A Distributional Framework for Data Valuation

TL;DR

This paper introduces distributional Shapley, a new framework for data valuation that considers the data distribution, offering statistical stability, faster computation, and applicability beyond fixed datasets.

Contribution

The paper proposes distributional Shapley, extending data valuation to the data distribution, with theoretical properties, a new estimation algorithm, and practical applications.

Findings

Distributional Shapley values are stable under data perturbations.

The new algorithm is two orders of magnitude faster than existing methods.

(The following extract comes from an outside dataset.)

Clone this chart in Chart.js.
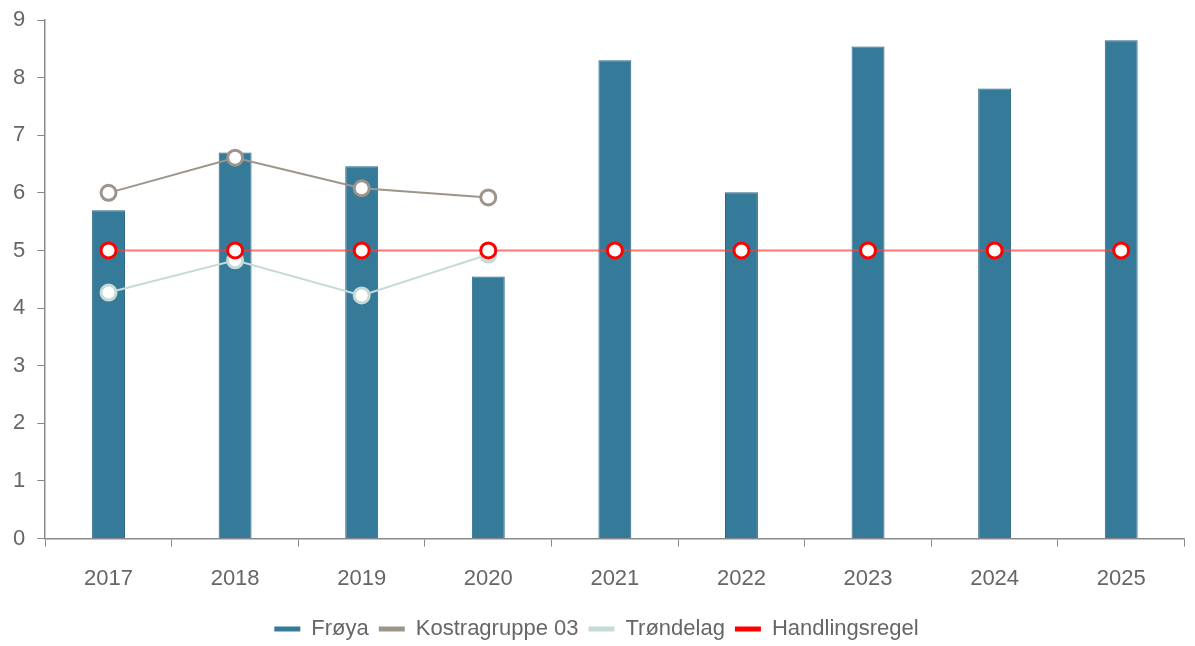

Application to data markets demonstrates practical utility.

Abstract

Shapley value is a classic notion from game theory, historically used to quantify the contributions of individuals within groups, and more recently applied to assign values to data points when training machine learning models. Despite its foundational role, a key limitation of the data Shapley framework is that it only provides valuations for points within a fixed data set. It does not account for statistical aspects of the data and does not give a way to reason about points outside the data set. To address these limitations, we propose a novel framework -- distributional Shapley -- where the value of a point is defined in the context of an underlying data distribution. We prove that distributional Shapley has several desirable statistical properties; for example, the values are stable under perturbations to the data points themselves and to the underlying data distribution. We leverage these properties to develop a new algorithm for estimating values from data, which comes with formal guarantees and runs two orders of magnitude faster than state-of-the-art algorithms for computing the (non-distributional) data Shapley values. We apply distributional Shapley to diverse data sets and demonstrate its utility in a data market setting.